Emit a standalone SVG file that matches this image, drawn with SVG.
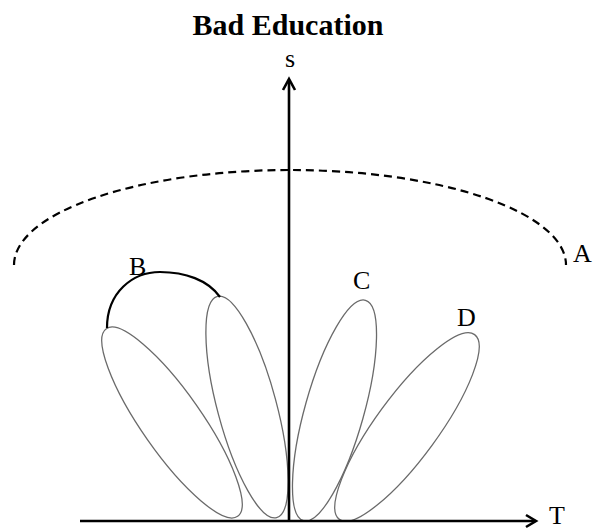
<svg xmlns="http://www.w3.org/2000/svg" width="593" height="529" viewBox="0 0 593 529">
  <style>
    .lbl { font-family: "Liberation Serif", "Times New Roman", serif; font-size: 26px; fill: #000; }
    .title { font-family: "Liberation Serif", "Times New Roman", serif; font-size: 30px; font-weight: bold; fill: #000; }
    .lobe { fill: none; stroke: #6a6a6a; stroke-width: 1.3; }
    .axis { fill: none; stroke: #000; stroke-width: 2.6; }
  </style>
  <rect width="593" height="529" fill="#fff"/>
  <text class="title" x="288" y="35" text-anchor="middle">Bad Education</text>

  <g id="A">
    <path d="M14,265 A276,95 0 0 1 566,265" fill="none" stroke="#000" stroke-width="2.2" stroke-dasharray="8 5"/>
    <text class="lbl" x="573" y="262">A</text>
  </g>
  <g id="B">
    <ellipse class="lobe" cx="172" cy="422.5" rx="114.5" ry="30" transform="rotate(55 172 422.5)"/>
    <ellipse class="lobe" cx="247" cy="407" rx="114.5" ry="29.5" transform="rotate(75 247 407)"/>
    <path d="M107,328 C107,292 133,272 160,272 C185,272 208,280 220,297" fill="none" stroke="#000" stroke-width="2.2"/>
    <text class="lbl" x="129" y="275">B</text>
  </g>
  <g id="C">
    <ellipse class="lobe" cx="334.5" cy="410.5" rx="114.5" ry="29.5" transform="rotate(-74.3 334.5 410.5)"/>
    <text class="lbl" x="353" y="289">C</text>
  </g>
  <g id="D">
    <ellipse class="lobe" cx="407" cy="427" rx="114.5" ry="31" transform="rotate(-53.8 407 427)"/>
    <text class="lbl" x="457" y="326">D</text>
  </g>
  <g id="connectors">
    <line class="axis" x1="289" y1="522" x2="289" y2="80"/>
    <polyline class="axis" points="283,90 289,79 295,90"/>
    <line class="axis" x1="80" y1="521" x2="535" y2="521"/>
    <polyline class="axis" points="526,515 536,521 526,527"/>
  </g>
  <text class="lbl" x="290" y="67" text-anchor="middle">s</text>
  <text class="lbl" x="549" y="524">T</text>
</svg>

...

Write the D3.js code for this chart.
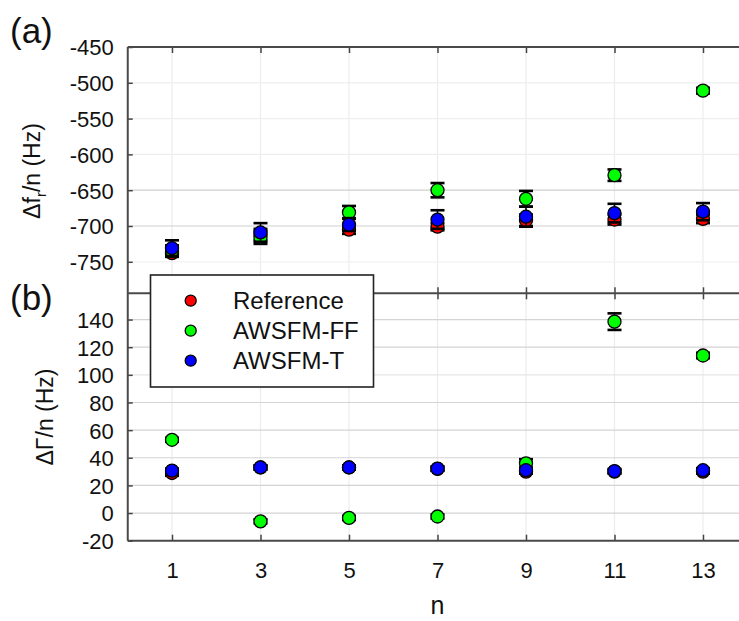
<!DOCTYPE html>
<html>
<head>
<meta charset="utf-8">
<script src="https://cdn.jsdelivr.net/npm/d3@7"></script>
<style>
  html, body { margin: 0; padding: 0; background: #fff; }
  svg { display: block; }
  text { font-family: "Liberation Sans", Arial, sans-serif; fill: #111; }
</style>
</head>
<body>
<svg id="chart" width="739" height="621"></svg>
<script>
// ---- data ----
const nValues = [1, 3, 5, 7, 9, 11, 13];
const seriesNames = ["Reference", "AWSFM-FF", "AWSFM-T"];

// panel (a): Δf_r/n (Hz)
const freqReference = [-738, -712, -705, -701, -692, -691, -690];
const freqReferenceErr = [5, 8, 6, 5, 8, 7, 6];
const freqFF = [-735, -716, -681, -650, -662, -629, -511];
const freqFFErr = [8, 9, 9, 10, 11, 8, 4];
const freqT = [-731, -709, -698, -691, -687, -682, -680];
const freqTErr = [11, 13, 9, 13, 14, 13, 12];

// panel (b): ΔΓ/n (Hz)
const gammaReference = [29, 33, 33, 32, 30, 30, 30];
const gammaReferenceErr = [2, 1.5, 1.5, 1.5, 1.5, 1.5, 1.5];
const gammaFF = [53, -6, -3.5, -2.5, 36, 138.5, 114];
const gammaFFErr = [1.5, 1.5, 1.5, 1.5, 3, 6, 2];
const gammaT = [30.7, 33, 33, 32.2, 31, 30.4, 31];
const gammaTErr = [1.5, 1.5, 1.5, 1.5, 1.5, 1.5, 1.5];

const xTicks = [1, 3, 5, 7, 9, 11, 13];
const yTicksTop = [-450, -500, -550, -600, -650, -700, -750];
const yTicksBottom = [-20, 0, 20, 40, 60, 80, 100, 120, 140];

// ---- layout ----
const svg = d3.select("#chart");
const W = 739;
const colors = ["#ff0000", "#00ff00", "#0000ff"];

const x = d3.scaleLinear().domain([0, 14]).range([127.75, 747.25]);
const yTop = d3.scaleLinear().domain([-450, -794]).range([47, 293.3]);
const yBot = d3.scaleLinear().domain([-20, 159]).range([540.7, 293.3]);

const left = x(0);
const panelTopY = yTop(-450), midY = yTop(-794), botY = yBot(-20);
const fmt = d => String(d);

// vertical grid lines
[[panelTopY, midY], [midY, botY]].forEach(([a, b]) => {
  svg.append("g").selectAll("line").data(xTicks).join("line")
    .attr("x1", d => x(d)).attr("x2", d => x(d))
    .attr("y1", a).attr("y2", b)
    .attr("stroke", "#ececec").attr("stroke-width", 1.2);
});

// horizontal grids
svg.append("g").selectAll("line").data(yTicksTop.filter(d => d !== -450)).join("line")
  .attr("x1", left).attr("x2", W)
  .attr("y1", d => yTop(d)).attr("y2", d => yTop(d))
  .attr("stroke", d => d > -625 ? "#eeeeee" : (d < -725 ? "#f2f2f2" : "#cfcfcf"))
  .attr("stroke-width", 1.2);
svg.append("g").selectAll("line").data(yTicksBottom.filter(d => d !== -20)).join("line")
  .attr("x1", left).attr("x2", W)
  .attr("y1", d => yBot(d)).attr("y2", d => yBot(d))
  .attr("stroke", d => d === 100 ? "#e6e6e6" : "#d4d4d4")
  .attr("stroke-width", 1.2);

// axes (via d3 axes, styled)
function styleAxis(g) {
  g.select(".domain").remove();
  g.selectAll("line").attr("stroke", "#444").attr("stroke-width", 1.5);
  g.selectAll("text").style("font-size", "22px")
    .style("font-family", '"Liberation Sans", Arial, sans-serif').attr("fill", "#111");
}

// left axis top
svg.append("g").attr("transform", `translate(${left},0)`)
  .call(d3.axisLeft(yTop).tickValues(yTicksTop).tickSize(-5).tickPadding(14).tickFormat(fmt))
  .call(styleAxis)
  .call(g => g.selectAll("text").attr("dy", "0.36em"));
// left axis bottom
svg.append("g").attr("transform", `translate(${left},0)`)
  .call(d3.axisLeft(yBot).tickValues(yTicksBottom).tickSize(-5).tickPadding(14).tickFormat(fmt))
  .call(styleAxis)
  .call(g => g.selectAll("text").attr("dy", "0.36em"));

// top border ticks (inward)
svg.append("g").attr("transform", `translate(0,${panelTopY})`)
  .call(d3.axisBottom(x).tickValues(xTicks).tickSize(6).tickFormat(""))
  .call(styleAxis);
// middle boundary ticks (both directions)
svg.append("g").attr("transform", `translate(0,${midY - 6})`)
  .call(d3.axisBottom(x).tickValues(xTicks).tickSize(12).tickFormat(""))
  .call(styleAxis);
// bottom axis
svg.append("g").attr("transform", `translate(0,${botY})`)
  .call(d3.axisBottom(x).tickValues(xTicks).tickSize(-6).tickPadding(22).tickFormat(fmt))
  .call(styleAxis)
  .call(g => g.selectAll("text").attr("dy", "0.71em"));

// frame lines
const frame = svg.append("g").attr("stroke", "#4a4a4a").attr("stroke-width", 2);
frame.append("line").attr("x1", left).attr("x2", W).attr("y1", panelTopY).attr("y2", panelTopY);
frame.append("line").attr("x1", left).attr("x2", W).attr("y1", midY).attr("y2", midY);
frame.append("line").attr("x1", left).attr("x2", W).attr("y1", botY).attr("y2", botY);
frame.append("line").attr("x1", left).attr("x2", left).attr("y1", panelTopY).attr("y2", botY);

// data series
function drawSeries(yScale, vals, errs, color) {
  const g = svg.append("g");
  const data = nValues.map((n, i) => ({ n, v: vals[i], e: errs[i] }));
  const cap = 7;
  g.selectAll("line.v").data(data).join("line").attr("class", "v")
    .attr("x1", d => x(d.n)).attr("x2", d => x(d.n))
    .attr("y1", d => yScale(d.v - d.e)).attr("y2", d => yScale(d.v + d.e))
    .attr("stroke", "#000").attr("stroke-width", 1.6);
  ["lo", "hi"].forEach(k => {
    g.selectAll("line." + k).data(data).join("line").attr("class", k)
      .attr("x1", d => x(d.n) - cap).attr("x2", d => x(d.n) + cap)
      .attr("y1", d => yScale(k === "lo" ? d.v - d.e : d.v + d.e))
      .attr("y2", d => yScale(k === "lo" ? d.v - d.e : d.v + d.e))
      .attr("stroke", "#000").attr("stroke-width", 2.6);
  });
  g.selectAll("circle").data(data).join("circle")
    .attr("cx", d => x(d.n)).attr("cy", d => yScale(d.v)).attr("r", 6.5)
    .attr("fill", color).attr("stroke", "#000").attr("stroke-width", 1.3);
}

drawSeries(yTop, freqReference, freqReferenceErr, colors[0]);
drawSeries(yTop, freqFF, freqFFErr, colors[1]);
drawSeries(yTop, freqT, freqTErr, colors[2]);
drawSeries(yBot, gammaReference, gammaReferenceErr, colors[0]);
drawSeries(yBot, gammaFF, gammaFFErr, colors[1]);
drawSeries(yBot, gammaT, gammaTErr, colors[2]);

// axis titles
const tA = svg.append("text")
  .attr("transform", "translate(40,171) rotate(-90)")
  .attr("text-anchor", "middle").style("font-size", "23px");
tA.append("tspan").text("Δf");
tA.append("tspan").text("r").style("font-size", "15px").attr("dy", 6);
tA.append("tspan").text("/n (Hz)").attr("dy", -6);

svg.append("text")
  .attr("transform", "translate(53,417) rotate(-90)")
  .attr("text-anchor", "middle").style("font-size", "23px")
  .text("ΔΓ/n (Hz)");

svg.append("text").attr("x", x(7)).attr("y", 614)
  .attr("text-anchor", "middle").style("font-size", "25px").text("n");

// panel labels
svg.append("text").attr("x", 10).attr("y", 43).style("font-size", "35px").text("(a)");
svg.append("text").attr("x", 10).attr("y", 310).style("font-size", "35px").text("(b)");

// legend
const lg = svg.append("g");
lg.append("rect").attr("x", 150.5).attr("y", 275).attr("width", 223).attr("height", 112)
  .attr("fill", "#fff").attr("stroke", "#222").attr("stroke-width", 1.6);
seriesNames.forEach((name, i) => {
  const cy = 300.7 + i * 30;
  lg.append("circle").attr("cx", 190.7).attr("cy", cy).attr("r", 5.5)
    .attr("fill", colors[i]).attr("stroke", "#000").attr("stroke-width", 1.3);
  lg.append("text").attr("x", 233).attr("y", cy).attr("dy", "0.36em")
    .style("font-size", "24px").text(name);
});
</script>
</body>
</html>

*Task statement*:
Nothing but the lines from the one containing "Write the D3.js code for this chart." through the one containing "100, 120, 140];" should be echoed, each exactly as it stands; pictures are excluded.

*Finished task*:
Write the D3.js code for this chart.
<!DOCTYPE html>
<html>
<head>
<meta charset="utf-8">
<script src="https://cdn.jsdelivr.net/npm/d3@7"></script>
<style>
  html, body { margin: 0; padding: 0; background: #fff; }
  svg { display: block; }
  text { font-family: "Liberation Sans", Arial, sans-serif; fill: #111; }
</style>
</head>
<body>
<svg id="chart" width="739" height="621"></svg>
<script>
// ---- data ----
const nValues = [1, 3, 5, 7, 9, 11, 13];
const seriesNames = ["Reference", "AWSFM-FF", "AWSFM-T"];

// panel (a): Δf_r/n (Hz)
const freqReference = [-738, -712, -705, -701, -692, -691, -690];
const freqReferenceErr = [5, 8, 6, 5, 8, 7, 6];
const freqFF = [-735, -716, -681, -650, -662, -629, -511];
const freqFFErr = [8, 9, 9, 10, 11, 8, 4];
const freqT = [-731, -709, -698, -691, -687, -682, -680];
const freqTErr = [11, 13, 9, 13, 14, 13, 12];

// panel (b): ΔΓ/n (Hz)
const gammaReference = [29, 33, 33, 32, 30, 30, 30];
const gammaReferenceErr = [2, 1.5, 1.5, 1.5, 1.5, 1.5, 1.5];
const gammaFF = [53, -6, -3.5, -2.5, 36, 138.5, 114];
const gammaFFErr = [1.5, 1.5, 1.5, 1.5, 3, 6, 2];
const gammaT = [30.7, 33, 33, 32.2, 31, 30.4, 31];
const gammaTErr = [1.5, 1.5, 1.5, 1.5, 1.5, 1.5, 1.5];

const xTicks = [1, 3, 5, 7, 9, 11, 13];
const yTicksTop = [-450, -500, -550, -600, -650, -700, -750];
const yTicksBottom = [-20, 0, 20, 40, 60, 80, 100, 120, 140];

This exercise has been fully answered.